» **Task goal**
Drop every picture. Then return, exactly, the lines from the beginning of the listing below through the one containing "(0,0) rectangle (657,459);".

--

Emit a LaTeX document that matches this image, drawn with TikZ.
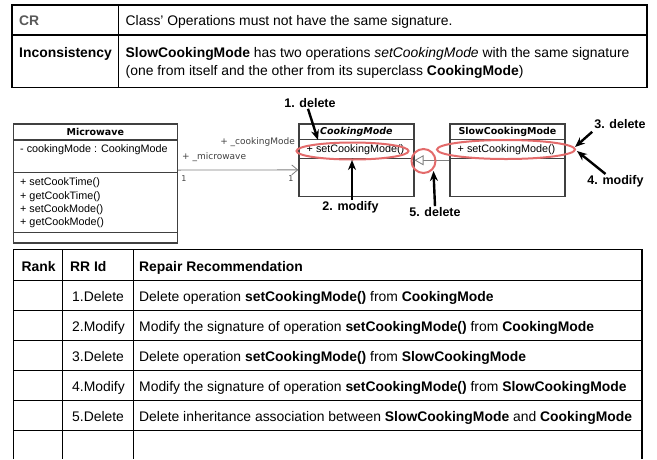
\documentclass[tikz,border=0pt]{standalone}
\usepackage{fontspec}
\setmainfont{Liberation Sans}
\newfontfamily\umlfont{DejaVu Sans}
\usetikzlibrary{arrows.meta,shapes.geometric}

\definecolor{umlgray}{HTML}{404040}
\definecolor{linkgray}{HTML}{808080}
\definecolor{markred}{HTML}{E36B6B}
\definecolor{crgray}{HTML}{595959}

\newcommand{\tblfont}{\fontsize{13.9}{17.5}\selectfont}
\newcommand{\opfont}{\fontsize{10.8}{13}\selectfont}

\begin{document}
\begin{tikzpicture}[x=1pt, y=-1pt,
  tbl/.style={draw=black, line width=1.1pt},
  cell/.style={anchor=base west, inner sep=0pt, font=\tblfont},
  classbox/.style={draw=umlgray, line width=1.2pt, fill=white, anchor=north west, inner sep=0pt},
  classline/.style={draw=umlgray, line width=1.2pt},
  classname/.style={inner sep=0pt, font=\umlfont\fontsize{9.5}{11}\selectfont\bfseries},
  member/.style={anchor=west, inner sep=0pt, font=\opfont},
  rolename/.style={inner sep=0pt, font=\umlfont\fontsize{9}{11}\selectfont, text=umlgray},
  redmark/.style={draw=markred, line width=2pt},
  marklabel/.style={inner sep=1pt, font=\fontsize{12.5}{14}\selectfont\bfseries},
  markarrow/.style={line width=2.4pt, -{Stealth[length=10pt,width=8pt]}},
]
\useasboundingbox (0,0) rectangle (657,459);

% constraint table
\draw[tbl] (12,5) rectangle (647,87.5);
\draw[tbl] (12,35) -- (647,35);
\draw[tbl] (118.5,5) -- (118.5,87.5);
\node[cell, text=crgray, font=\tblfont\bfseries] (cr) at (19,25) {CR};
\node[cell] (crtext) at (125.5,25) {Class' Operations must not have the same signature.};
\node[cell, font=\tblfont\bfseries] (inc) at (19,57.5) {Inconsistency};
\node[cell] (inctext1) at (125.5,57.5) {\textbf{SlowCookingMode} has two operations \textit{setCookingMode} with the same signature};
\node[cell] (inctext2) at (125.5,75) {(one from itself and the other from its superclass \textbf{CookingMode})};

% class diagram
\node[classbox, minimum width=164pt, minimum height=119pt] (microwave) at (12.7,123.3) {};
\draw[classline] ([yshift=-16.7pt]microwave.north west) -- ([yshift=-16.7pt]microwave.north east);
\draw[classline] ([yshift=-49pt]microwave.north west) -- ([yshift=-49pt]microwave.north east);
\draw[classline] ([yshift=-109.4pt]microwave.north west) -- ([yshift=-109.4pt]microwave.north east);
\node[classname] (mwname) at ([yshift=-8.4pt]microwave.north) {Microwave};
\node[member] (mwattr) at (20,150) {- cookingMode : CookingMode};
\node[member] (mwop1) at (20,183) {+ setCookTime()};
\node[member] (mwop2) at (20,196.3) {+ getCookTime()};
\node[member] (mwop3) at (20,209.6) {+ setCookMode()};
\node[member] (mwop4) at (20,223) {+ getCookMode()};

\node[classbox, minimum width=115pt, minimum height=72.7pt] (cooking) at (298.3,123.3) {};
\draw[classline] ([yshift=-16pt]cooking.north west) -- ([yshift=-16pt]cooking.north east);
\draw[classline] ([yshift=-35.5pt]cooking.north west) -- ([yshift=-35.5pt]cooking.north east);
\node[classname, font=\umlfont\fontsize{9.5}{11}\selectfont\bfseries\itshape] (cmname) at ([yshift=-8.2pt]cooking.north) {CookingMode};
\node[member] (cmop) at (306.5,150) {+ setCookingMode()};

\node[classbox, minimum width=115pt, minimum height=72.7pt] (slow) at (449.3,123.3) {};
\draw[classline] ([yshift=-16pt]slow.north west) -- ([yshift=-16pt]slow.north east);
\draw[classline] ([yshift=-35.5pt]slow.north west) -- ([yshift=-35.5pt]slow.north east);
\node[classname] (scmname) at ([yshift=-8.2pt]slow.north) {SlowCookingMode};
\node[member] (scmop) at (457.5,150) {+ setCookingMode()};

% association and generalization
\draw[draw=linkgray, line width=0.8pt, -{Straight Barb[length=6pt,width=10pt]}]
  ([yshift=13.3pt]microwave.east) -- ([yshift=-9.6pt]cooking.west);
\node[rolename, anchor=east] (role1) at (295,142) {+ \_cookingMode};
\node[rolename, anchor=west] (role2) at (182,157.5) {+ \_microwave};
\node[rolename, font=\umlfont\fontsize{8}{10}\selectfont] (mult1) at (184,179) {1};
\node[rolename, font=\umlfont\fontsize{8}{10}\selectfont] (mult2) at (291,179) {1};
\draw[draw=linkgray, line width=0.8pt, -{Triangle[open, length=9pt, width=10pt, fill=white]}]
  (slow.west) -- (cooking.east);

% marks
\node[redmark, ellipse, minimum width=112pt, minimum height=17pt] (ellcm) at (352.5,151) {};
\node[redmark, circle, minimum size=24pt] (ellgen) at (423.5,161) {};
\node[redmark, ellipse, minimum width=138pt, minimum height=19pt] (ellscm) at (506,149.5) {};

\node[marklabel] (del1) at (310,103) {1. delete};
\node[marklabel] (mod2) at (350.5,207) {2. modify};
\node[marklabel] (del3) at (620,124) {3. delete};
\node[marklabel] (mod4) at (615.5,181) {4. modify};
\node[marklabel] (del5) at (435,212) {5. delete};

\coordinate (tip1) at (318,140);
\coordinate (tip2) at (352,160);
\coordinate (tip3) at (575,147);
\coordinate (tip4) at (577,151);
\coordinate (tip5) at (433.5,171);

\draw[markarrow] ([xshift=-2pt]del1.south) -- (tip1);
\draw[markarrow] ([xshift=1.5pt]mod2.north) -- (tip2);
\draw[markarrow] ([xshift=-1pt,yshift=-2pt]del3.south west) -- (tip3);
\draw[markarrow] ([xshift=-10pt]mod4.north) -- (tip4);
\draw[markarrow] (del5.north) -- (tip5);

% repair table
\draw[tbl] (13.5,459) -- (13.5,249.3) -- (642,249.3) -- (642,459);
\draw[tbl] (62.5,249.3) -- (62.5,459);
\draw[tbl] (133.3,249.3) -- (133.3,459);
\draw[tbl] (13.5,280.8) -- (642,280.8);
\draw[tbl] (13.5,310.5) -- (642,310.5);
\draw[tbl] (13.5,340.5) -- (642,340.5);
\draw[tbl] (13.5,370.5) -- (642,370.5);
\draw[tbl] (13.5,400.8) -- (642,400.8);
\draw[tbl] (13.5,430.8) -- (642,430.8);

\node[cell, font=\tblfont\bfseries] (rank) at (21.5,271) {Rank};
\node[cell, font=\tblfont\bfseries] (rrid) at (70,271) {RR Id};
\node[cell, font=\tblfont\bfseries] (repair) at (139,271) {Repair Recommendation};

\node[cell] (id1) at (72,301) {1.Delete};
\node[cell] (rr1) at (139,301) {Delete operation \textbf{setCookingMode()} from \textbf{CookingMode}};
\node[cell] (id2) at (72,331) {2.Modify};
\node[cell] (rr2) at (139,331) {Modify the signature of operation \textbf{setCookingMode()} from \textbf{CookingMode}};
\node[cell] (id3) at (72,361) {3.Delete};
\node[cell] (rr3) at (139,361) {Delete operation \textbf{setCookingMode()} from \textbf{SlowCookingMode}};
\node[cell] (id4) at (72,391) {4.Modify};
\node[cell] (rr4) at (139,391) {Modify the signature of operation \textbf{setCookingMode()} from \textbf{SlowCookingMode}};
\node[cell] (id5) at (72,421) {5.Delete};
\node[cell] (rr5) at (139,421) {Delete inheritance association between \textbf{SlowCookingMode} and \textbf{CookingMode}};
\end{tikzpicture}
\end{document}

--

» **Result of this task**
Emit a LaTeX document that matches this image, drawn with TikZ.
\documentclass[tikz,border=0pt]{standalone}
\usepackage{fontspec}
\setmainfont{Liberation Sans}
\newfontfamily\umlfont{DejaVu Sans}
\usetikzlibrary{arrows.meta,shapes.geometric}

\definecolor{umlgray}{HTML}{404040}
\definecolor{linkgray}{HTML}{808080}
\definecolor{markred}{HTML}{E36B6B}
\definecolor{crgray}{HTML}{595959}

\newcommand{\tblfont}{\fontsize{13.9}{17.5}\selectfont}
\newcommand{\opfont}{\fontsize{10.8}{13}\selectfont}

\begin{document}
\begin{tikzpicture}[x=1pt, y=-1pt,
  tbl/.style={draw=black, line width=1.1pt},
  cell/.style={anchor=base west, inner sep=0pt, font=\tblfont},
  classbox/.style={draw=umlgray, line width=1.2pt, fill=white, anchor=north west, inner sep=0pt},
  classline/.style={draw=umlgray, line width=1.2pt},
  classname/.style={inner sep=0pt, font=\umlfont\fontsize{9.5}{11}\selectfont\bfseries},
  member/.style={anchor=west, inner sep=0pt, font=\opfont},
  rolename/.style={inner sep=0pt, font=\umlfont\fontsize{9}{11}\selectfont, text=umlgray},
  redmark/.style={draw=markred, line width=2pt},
  marklabel/.style={inner sep=1pt, font=\fontsize{12.5}{14}\selectfont\bfseries},
  markarrow/.style={line width=2.4pt, -{Stealth[length=10pt,width=8pt]}},
]
\useasboundingbox (0,0) rectangle (657,459);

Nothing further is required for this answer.